The concessions were weak (just like Franklin Covey Field's have been for the Bees the last few years) -- no coffee on a rainy spring night? No hot chocolate for the kids and BYU fans? What were they thinking? I'm not even going to go into my issues with the lack of peanuts....
Despite my love of the mighty Utes and baseball, this is the first U. baseball game I've ever been to. It goes to show that advertising works -- I saw the largish ad in the Tribune and decided that that sounded much more fun than waiting for Spring Training highlights on ESPN. I was so right about that you can't imagine. I just may have to go to a few more U games, at least until the Bees start up on April 5.
College baseball sounds wrong with its aluminum bats going "ping" instead of the "thwack" of wood, but it smells right. But more than all of that it was baseball on the first day of spring. And that's what matters, more than poetry, more than iced tea.
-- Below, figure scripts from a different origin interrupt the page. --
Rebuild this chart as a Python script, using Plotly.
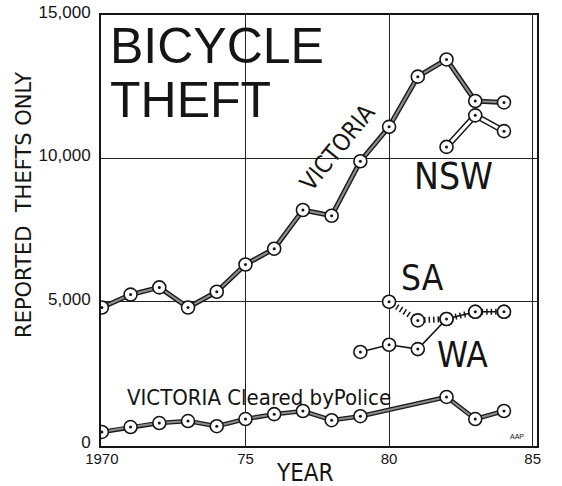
import plotly.graph_objects as go

years_vic = [1970, 1971, 1972, 1973, 1974, 1975, 1976, 1977, 1978, 1979, 1980, 1981, 1982, 1983, 1984]
victoria = [4800, 5250, 5500, 4800, 5350, 6300, 6850, 8200, 8000, 9900, 11100, 12850, 13450, 12000, 11950]

years_nsw = [1982, 1983, 1984]
nsw = [10400, 11500, 10950]

years_sa = [1980, 1981, 1982, 1983, 1984]
sa = [5000, 4350, 4400, 4650, 4650]

years_wa = [1979, 1980, 1981, 1982, 1983, 1984]
wa = [3250, 3500, 3350, 4400, 4650, 4650]

years_pol = [1970, 1971, 1972, 1973, 1974, 1975, 1976, 1977, 1978, 1979, 1980, 1981, 1982, 1983, 1984]
police = [460, 630, 770, 840, 660, 910, 1080, 1190, 870, 1010, None, None, 1680, 910, 1190]

x_tickvals = [1970, 1975, 1980, 1985]
x_ticktext = ["1970", "75", "80", "85"]
y_tickvals = [0, 5000, 10000, 15000]
y_ticktext = ["0", "5,000", "10,000", "15,000"]

NARROW = "DejaVu Sans Condensed, sans-serif"
SANS = "Liberation Sans, Arial, Helvetica, sans-serif"
INK = "#151515"

fig = go.Figure()

def thick_line(x, y, outer, inner, wo, wi):
    fig.add_trace(go.Scatter(x=x, y=y, mode="lines", connectgaps=True,
                             line=dict(color=outer, width=wo), hoverinfo="skip", showlegend=False))
    fig.add_trace(go.Scatter(x=x, y=y, mode="lines", connectgaps=True,
                             line=dict(color=inner, width=wi), hoverinfo="skip", showlegend=False))

def markers(x, y):
    fig.add_trace(go.Scatter(x=x, y=y, mode="markers",
                             marker=dict(symbol="circle", size=13, color="white",
                                         line=dict(color=INK, width=1.6)),
                             hoverinfo="skip", showlegend=False))
    fig.add_trace(go.Scatter(x=x, y=y, mode="markers",
                             marker=dict(symbol="circle", size=3, color=INK),
                             hoverinfo="skip", showlegend=False))

# lines
thick_line(years_vic, victoria, "#1a1a1a", "#8c8c8c", 5, 2.2)
thick_line(years_pol, police, "#1a1a1a", "#8c8c8c", 4.5, 2)
thick_line(years_nsw, nsw, "#1a1a1a", "white", 6, 3)
fig.add_trace(go.Scatter(x=years_wa, y=wa, mode="lines",
                         line=dict(color=INK, width=1.5), hoverinfo="skip", showlegend=False))
fig.add_trace(go.Scatter(x=years_sa, y=sa, mode="lines",
                         line=dict(color=INK, width=6, dash="1.5px,3px"),
                         hoverinfo="skip", showlegend=False))

# markers
markers(years_vic, victoria)
markers(years_nsw, nsw)
markers(years_sa, sa)
markers(years_wa, wa)
markers(years_pol, police)

annotations = [
    dict(x=1970.22, y=13930, text="BICYCLE", font=dict(family=SANS, size=50, color=INK),
         xanchor="left", yanchor="middle", showarrow=False),
    dict(x=1970.22, y=12020, text="THEFT", font=dict(family=SANS, size=50, color=INK),
         xanchor="left", yanchor="middle", showarrow=False),
    dict(x=1978.22, y=10400, text="VICTORIA", font=dict(family=NARROW, size=24, color=INK),
         textangle=-51, xanchor="center", yanchor="middle", showarrow=False),
    dict(x=1982.23, y=9380, text="NSW", font=dict(family=NARROW, size=37, color=INK),
         xanchor="center", yanchor="middle", showarrow=False),
    dict(x=1981.18, y=5820, text="SA", font=dict(family=NARROW, size=35, color=INK),
         xanchor="center", yanchor="middle", showarrow=False),
    dict(x=1982.54, y=3160, text="WA", font=dict(family=NARROW, size=35, color=INK),
         xanchor="center", yanchor="middle", showarrow=False),
    dict(x=1970.8, y=1660, text="VICTORIA Cleared byPolice", font=dict(family=NARROW, size=22, color=INK),
         xanchor="left", yanchor="middle", showarrow=False),
    dict(x=1984.45, y=300, text="AAP", font=dict(family=SANS, size=7, color=INK),
         xanchor="center", yanchor="middle", showarrow=False),
    dict(x=-0.177, xref="paper", y=8370, yref="y", text="REPORTED  THEFTS ONLY",
         font=dict(family="DejaVu Sans, sans-serif", size=21, color=INK), textangle=-90,
         xanchor="center", yanchor="middle", showarrow=False),
    dict(x=1977.07, y=0, yref="y", text="YEAR",
         font=dict(family=NARROW, size=24, color=INK), xanchor="center", yanchor="middle",
         showarrow=False, yshift=-28),
]

fig.update_layout(
    width=562, height=486,
    margin=dict(l=101, r=25, t=15, b=40, autoexpand=False),
    paper_bgcolor="white", plot_bgcolor="white",
    showlegend=False,
    annotations=annotations,
    xaxis=dict(range=[1969.97, 1985.15], tickvals=x_tickvals, ticktext=x_ticktext,
               showgrid=True, gridcolor="#222", gridwidth=1, zeroline=False,
               showline=True, linecolor=INK, linewidth=2, mirror=True, automargin=False,
               ticks="", ticklabelstandoff=-2,
               tickfont=dict(family=SANS, size=15, color=INK)),
    yaxis=dict(range=[-30, 15000], tickvals=y_tickvals, ticktext=y_ticktext,
               showgrid=True, gridcolor="#222", gridwidth=1, zeroline=False,
               showline=True, linecolor=INK, linewidth=2, mirror=True, automargin=False,
               ticks="", ticklabelstandoff=5, ticklabelshift=-3,
               tickfont=dict(family=SANS, size=17, color=INK)),
)

# remove the browser's default 8px body margin so the figure fills the window exactly
fig.write_html("out.html", config={"displayModeBar": False},
               post_script="document.body.style.margin='0px';")
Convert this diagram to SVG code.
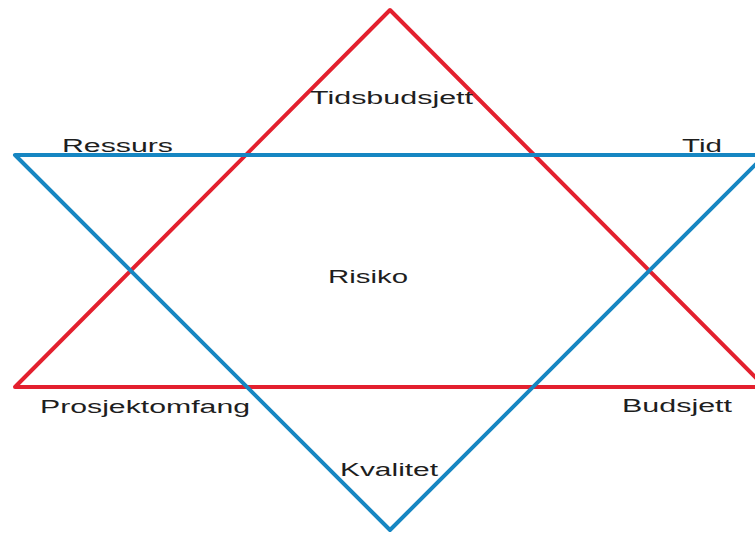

My Tigers head the AL in Spring Training and my Brewers aren't in the cellar, but it's only Spring Training and none of this matters come April 1.
And on that note I've decided to include one of my favorite spring poems, though it has nothing to do with baseball:

in Just-
spring when the world is mud-
luscious the little
lame balloonman

whistles far and wee

and eddieandbill come
running from marbles and
piracies and it's
spring

when the world is puddle-wonderful

the queer
old balloonman whistles
far and wee
and bettyandisbel come dancing

from hop-scotch and jump-rope and

it's
spring
and
the

goat-footed

balloonMan whistles
far
and
wee

e.e. cummings

Oh, and I love the countdown to the first pitch clock on mlb.com 10 days, 21 hours and some change as I hit post.